The push for candidates to publicly renew their peace pledge, first made in December, picked up in earnest in recent days after the governor of Kaduna state declared on television that anyone who came to Nigeria to intervene in the election “would go back in body bags.”
Election observers from the European Union quickly protested the comments and clarified their role as impartial. A number of foreign observer teams are set to monitor the vote. With tempers high, local media report that Nigeria’s inspector general of police has assured protection to foreign election observers.
Another spat erupted following a statement by the U.S. ambassador in which he warned that anyone inciting violence would be held to account.
The ruling party objected to the ambassador’s remarks, issuing a statement saying that he “seeks to shrink our ambit of free speech so that we may behave in accordance with their vision of well-behaved Africans.”

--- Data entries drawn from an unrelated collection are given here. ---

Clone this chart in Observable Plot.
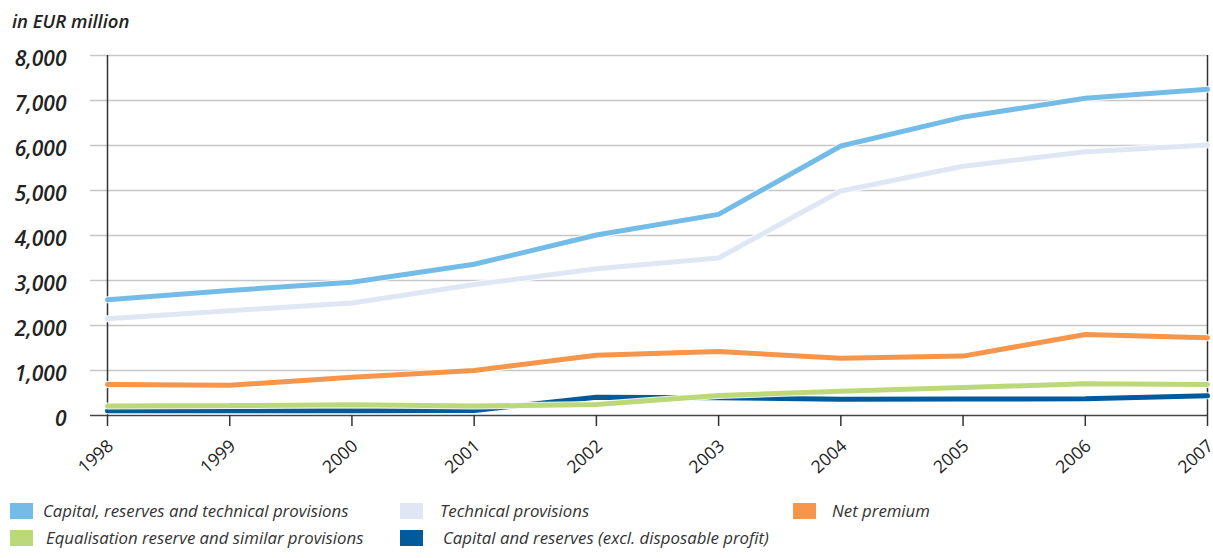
<!DOCTYPE html>
<html>
<head>
<meta charset="utf-8">
<script src="https://cdn.jsdelivr.net/npm/d3@7"></script>
<script src="https://cdn.jsdelivr.net/npm/@observablehq/plot@0.6"></script>
<style>
  html, body { margin: 0; padding: 0; background: #fff; }
  body { width: 1213px; height: 558px; overflow: hidden; font-family: "Open Sans", sans-serif; color: #222; }
  #title { height: 40px; position: relative; }
  #title span { position: absolute; left: 12px; top: 8px; font-size: 18.5px; font-style: italic; font-weight: 600; color: #222; }
  #legend { position: relative; height: 68px; }
  .sw { position: absolute; width: 23px; height: 16px; }
  .lt { position: absolute; font-size: 16.8px; font-style: italic; color: #333; white-space: nowrap; line-height: 20px; }
</style>
</head>
<body>
<div id="title"><span>in EUR million</span></div>
<div id="chart"></div>
<div id="legend"></div>
<script>
const years = [1998, 1999, 2000, 2001, 2002, 2003, 2004, 2005, 2006, 2007];
const capitalReservesTechnical = [2570, 2780, 2960, 3360, 4010, 4470, 5990, 6630, 7050, 7250];
const technicalProvisions = [2150, 2330, 2500, 2910, 3260, 3500, 4990, 5540, 5860, 6010];
const netPremium = [690, 670, 850, 1000, 1340, 1420, 1270, 1320, 1800, 1730];
const equalisationReserve = [210, 220, 237, 210, 244, 444, 537, 622, 704, 690];
const capitalAndReserves = [104, 104, 104, 111, 407, 393, 363, 368, 370, 437];
const yTicks = [0, 1000, 2000, 3000, 4000, 5000, 6000, 7000, 8000];

const seriesNames = [
  "Capital, reserves and technical provisions",
  "Technical provisions",
  "Net premium",
  "Equalisation reserve and similar provisions",
  "Capital and reserves (excl. disposable profit)"
];
const seriesColors = ["#74bce8", "#dfe7f5", "#f7954a", "#bcd97a", "#005a9b"];
const seriesValues = [capitalReservesTechnical, technicalProvisions, netPremium, equalisationReserve, capitalAndReserves];
// draw order: technical, capital+tech, net premium, capital & reserves, equalisation
const drawOrder = [1, 0, 2, 4, 3];

const data = [];
seriesNames.forEach((name, i) => {
  years.forEach((yr, j) => data.push({series: name, year: yr, value: seriesValues[i][j]}));
});

const marks = [
  Plot.ruleY(yTicks.filter(d => d > 0), {stroke: "#c6c6c6", strokeWidth: 1.5, insetLeft: -17}),
  Plot.ruleY([0], {stroke: "#444", strokeWidth: 1.5, insetLeft: -17}),
  Plot.ruleX([1998, 2007], {y1: 0, y2: 8000, stroke: "#333", strokeWidth: 1.5}),
  Plot.axisY({ticks: yTicks, tickSize: 0, tickPadding: 41, tickFormat: d3.format(","), fontSize: 21, fontStyle: "italic", fontWeight: 600, dy: 4, fill: "#222", label: null}),
  Plot.ruleX(years, {x: d => d, y1: 0, y2: 0, insetBottom: -11, stroke: "#333", strokeWidth: 1.5}),
  Plot.text(years, {x: d => d, frameAnchor: "bottom", text: d => String(d), rotate: -42, textAnchor: "end", dx: 7, dy: 32, fontSize: 17.5, fill: "#222"})
];
drawOrder.forEach(i => {
  const rows = data.filter(d => d.series === seriesNames[i]);
  marks.push(Plot.line(rows, {x: "year", y: "value", stroke: "#fff", strokeWidth: 7, strokeLinejoin: "miter", strokeOpacity: 0.9}));
  marks.push(Plot.line(rows, {x: "year", y: "value", stroke: seriesColors[i], strokeWidth: 5, strokeLinejoin: "miter"}));
});

const chart = Plot.plot({
  width: 1213,
  height: 450,
  marginTop: 15,
  marginBottom: 75,
  marginLeft: 107,
  marginRight: 6,
  style: {fontFamily: "'Open Sans', sans-serif", background: "#fff", overflow: "visible"},
  x: {type: "linear", domain: [1998, 2007], label: null, axis: null},
  y: {domain: [0, 8000], label: null},
  marks
});
document.getElementById("chart").appendChild(chart);

const legendPos = [
  {sx: 10, tx: 43, row: 0},
  {sx: 400, tx: 440, row: 0},
  {sx: 793, tx: 832, row: 0},
  {sx: 10, tx: 46, row: 1},
  {sx: 400, tx: 443, row: 1}
];
const legend = document.getElementById("legend");
seriesNames.forEach((name, i) => {
  const p = legendPos[i];
  const top = 13 + p.row * 27;
  const sw = document.createElement("div");
  sw.className = "sw";
  sw.style.left = p.sx + "px";
  sw.style.top = top + "px";
  sw.style.background = seriesColors[i];
  legend.appendChild(sw);
  const t = document.createElement("div");
  t.className = "lt";
  t.style.left = p.tx + "px";
  t.style.top = (top - 2) + "px";
  t.textContent = name;
  legend.appendChild(t);
});
</script>
</body>
</html>
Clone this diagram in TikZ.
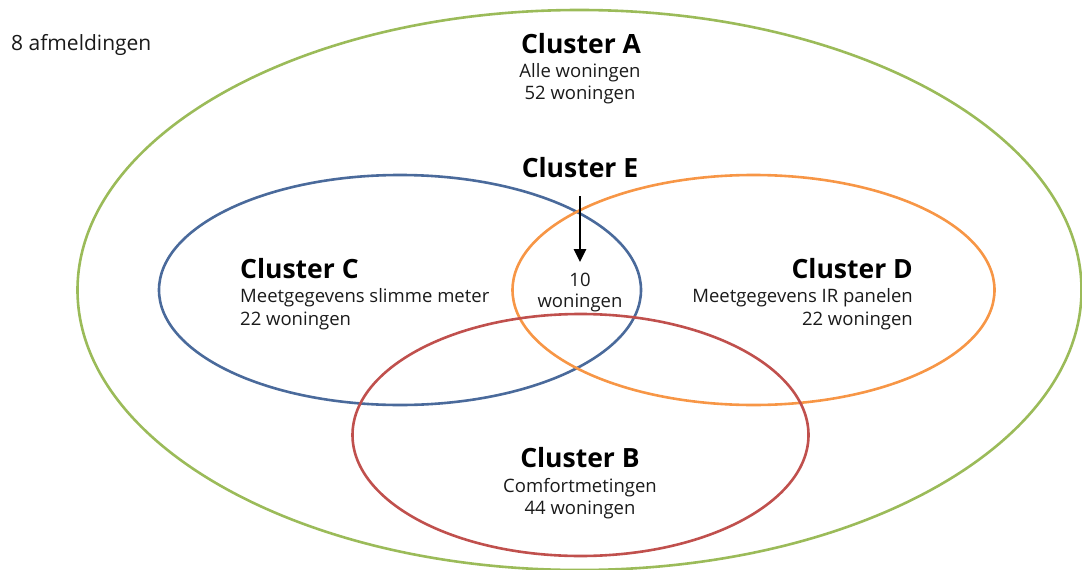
\documentclass[tikz,border=0pt]{standalone}
\usepackage{fontspec}
\setmainfont{Open Sans}
\usetikzlibrary{arrows.meta}
\definecolor{cgreen}{HTML}{9BBB59}
\definecolor{cblue}{HTML}{4A6A9B}
\definecolor{corange}{HTML}{F79646}
\definecolor{cred}{HTML}{C0504D}
\definecolor{ctext}{HTML}{1A1A1A}
\begin{document}
\begin{tikzpicture}[x=1pt,y=-1pt,
  title/.style={font=\fontsize{26.5}{30}\selectfont\bfseries, text=black, inner sep=0pt, anchor=base},
  body/.style={font=\fontsize{18.5}{21}\selectfont, text=ctext, inner sep=0pt, anchor=base},
  ring/.style={line width=2.6pt}]
\useasboundingbox (0,0) rectangle (1082,570);
% ellipses
\draw[ring, cgreen] (579.5,290) ellipse [x radius=502pt, y radius=280pt];
\draw[ring, cblue] (400,290) ellipse [x radius=241pt, y radius=115pt];
\draw[ring, corange] (753.5,290) ellipse [x radius=241pt, y radius=115pt];
\draw[ring, cred] (580.5,435) ellipse [x radius=228pt, y radius=121pt];
% texts
\node[body, anchor=base west, font=\fontsize{21}{24}\selectfont] (afm) at (11,50) {8 afmeldingen};
\node[title] (A) at (581,53) {Cluster A};
\node[body] (A1) at (580,77) {Alle woningen};
\node[body] (A2) at (580,99) {52 woningen};
\node[title] (E) at (580,177) {Cluster E};
\node[body] (E1) at (580,286) {10};
\node[body] (E2) at (580,307) {woningen};
\node[title, anchor=base west] (C) at (240,278) {Cluster C};
\node[body, anchor=base west] (C1) at (240,302) {Meetgegevens slimme meter};
\node[body, anchor=base west] (C2) at (240,325) {22 woningen};
\node[title, anchor=base east] (D) at (913,278) {Cluster D};
\node[body, anchor=base east] (D1) at (913,302) {Meetgegevens IR panelen};
\node[body, anchor=base east] (D2) at (913,325) {22 woningen};
\node[title] (B) at (580,467) {Cluster B};
\node[body] (B1) at (580,492) {Comfortmetingen};
\node[body] (B2) at (580,514) {44 woningen};
% arrow
\coordinate (as) at (580,196);
\coordinate (ae) at (580,262);
\draw[line width=2.8pt, -{Triangle[length=13pt,width=12pt]}] (as) -- (ae);
\end{tikzpicture}
\end{document}
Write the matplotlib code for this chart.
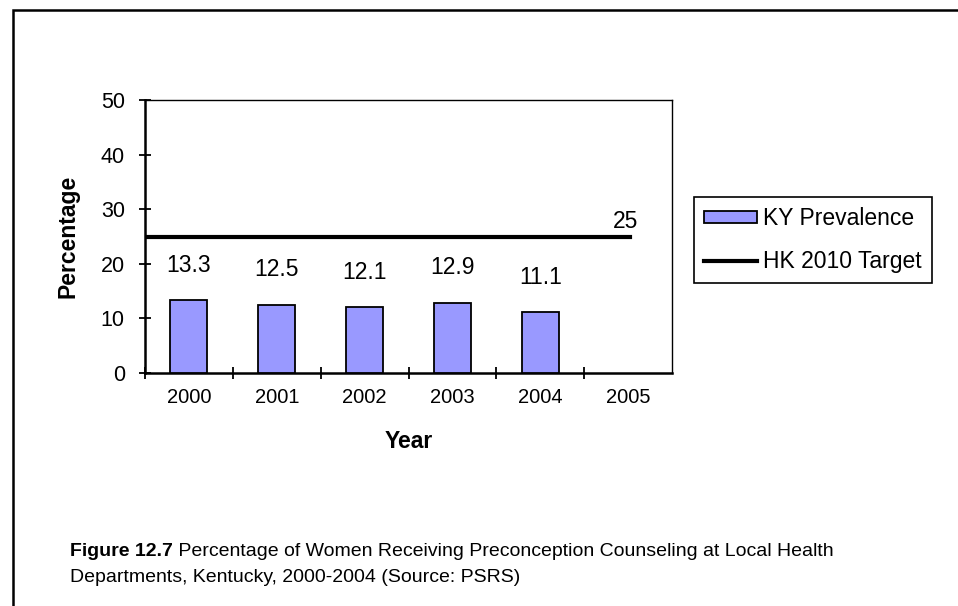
import numpy as np
import matplotlib.pyplot as plt
import matplotlib.patches as mpatches

plt.rcParams['font.family'] = ['Liberation Sans', 'DejaVu Sans']

years = ['2000', '2001', '2002', '2003', '2004', '2005']
prevalence = [13.3, 12.5, 12.1, 12.9, 11.1]
target = [25, 25, 25, 25, 25, 25]

fig = plt.figure(figsize=(9.58, 6.06), dpi=100)
ax = fig.add_axes([145 / 958, 1 - 373 / 606, 527 / 958, 273 / 606])

x = np.arange(len(prevalence))
bars = ax.bar(x, prevalence, width=0.42, color='#9999FF', edgecolor='black',
              linewidth=1.3, label='KY Prevalence', zorder=3)
for xi, v in zip(x, prevalence):
    ax.text(xi, v + 5.2, f'{v}', ha='center', va='baseline', fontsize=16.5)

ax.set_xlim(-0.5, len(years) - 0.5)
ax.set_ylim(0, 50)
ax.set_yticks(np.arange(0, 51, 10))
ax.set_xticks(np.arange(len(years)) - 0.5)
ax.set_xticklabels([])
ax.set_xticks(np.arange(len(years)), minor=True)
ax.set_xticklabels(years, minor=True, fontsize=14.5)
ax.tick_params(axis='x', which='major', direction='inout', length=9, width=1.3)
ax.tick_params(axis='x', which='minor', length=0, pad=11)
ax.tick_params(axis='y', direction='inout', length=9, width=1.3, labelsize=15.5, pad=10)

for s in ['left', 'bottom']:
    ax.spines[s].set_linewidth(1.8)
for s in ['top', 'right']:
    ax.spines[s].set_linewidth(1.0)

ax.set_ylabel('Percentage', fontsize=16.5, fontweight='bold', labelpad=15)
ax.set_xlabel('Year', fontsize=16.5, fontweight='bold', labelpad=16)

# target line on its own category scale
ax2 = ax.twiny()
ax2.set_xlim(0, 5.43)
ax2.set_ylim(0, 50)
ax2.axis('off')
tx = np.arange(len(target))
line, = ax2.plot(tx, target, color='black', linewidth=3, label='HK 2010 Target')
ax2.text(tx[-1] - 0.05, target[-1] + 1.5, f'{target[-1]}', ha='center', va='baseline', fontsize=16.5)

leg = fig.legend(handles=[bars, line], loc='upper left',
                 bbox_to_anchor=(694 / 958, 1 - 197 / 606), fontsize=16.5,
                 frameon=True, fancybox=False, edgecolor='black', framealpha=1,
                 borderaxespad=0, handlelength=2.3, handleheight=0.45,
                 handletextpad=0.25, borderpad=0.45, labelspacing=0.85)
leg.get_frame().set_linewidth(1.2)

# caption
t1 = fig.text(70 / 958, 1 - 551 / 606, 'Figure 12.7', fontsize=14,
              fontweight='bold', va='center', ha='left')
ax.annotate(' Percentage of Women Receiving Preconception Counseling at Local Health',
            xy=(1, 0.5), xycoords=t1, va='center', ha='left', fontsize=14,
            annotation_clip=False)
fig.text(70 / 958, 1 - 577 / 606, 'Departments, Kentucky, 2000-2004 (Source: PSRS)',
         fontsize=14, va='center', ha='left')

# outer frame
frame = mpatches.Rectangle((13 / 958, -0.2), 1.2, 1.2 - 10 / 606, transform=fig.transFigure,
                           fill=False, edgecolor='black', linewidth=1.8, clip_on=False)
fig.patches.append(frame)

fig.savefig('out.png', dpi=100)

In recent days, Nigeria’s security forces have pledged to do their best for a peaceful election. Police this week said they would detach officers accompanying top officials to free them up for wider duty and to avoid any “undue advantage.”
At stake in Nigeria’s election is a vibrant country of some 190 million people, including more than 84 million registered voters, that is Africa’s largest economy and oil producer. And yet the sluggish economy is still recovering from recession and excessive dependence on crude oil exports, while high unemployment, corruption and poor infrastructure continue to hamper Nigeria’s vast potential.